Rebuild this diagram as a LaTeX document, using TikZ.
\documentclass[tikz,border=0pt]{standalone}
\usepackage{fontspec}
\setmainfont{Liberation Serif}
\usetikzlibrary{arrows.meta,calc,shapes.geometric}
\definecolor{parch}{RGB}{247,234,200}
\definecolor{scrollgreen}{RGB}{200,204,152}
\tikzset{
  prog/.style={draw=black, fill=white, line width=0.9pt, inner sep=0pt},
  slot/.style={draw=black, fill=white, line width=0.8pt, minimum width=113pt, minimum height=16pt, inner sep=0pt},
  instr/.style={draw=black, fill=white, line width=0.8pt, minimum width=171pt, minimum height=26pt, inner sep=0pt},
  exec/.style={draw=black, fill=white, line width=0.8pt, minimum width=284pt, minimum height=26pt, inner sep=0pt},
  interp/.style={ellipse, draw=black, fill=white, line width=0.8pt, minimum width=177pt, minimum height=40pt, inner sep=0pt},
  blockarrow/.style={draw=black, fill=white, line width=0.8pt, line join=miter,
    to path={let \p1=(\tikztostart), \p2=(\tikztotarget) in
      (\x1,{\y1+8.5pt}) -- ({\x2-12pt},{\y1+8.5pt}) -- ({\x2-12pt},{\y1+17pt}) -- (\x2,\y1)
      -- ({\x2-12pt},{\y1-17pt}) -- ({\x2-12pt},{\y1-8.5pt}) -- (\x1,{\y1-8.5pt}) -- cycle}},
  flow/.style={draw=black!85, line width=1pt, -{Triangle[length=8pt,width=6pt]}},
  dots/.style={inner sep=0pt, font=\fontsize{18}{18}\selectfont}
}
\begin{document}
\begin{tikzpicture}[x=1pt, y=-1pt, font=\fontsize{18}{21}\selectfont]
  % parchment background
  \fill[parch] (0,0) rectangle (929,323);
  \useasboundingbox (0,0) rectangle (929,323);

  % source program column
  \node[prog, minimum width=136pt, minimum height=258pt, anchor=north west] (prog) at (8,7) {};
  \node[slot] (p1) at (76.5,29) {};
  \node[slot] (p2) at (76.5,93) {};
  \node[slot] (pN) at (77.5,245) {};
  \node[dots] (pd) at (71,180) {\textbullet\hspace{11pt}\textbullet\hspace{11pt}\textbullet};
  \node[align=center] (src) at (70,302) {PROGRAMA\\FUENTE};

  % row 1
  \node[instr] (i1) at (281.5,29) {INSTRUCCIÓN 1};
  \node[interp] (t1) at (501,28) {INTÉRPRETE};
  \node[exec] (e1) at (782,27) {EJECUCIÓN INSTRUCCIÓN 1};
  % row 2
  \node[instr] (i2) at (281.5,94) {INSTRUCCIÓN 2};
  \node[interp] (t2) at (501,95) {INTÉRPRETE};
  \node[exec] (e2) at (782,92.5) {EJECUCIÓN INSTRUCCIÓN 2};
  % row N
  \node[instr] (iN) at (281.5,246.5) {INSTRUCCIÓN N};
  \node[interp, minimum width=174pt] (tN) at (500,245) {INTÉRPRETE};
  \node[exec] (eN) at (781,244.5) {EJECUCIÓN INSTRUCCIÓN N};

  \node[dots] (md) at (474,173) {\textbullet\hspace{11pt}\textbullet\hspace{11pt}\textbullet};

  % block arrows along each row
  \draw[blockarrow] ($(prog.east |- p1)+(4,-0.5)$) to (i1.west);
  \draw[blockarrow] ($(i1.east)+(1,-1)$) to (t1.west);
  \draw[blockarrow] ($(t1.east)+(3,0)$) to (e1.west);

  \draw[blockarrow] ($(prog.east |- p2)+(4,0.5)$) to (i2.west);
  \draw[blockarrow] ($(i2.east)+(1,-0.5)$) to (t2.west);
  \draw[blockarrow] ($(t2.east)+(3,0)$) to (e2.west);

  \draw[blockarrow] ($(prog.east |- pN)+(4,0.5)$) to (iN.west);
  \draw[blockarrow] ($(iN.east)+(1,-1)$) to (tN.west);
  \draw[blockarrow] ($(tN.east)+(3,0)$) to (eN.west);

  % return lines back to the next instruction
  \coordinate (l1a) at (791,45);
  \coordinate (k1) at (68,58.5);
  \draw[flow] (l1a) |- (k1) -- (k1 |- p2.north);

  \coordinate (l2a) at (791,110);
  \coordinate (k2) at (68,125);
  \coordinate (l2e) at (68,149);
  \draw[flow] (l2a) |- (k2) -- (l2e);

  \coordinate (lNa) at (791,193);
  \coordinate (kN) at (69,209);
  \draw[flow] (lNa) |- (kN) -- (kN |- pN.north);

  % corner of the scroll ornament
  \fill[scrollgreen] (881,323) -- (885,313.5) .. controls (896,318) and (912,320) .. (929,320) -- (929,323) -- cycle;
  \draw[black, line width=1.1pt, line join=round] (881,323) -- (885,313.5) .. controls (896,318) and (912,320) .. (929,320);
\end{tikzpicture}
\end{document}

━━━━

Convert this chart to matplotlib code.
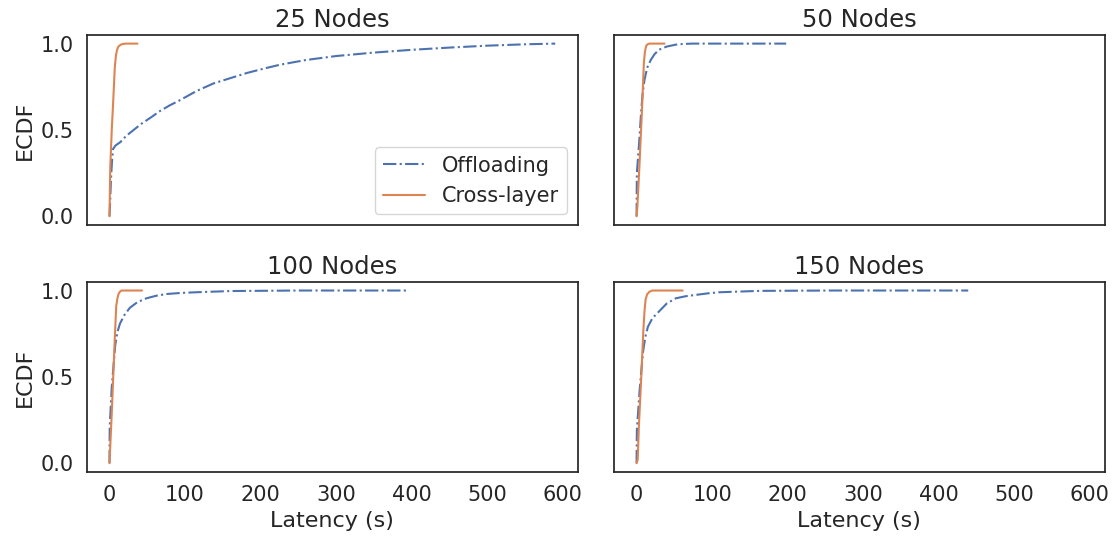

━━━━

**Exercise details**
Tally up the lines in the preceding listing that contain the string "this". Respond with the number and nothing else.

**Complete output**
2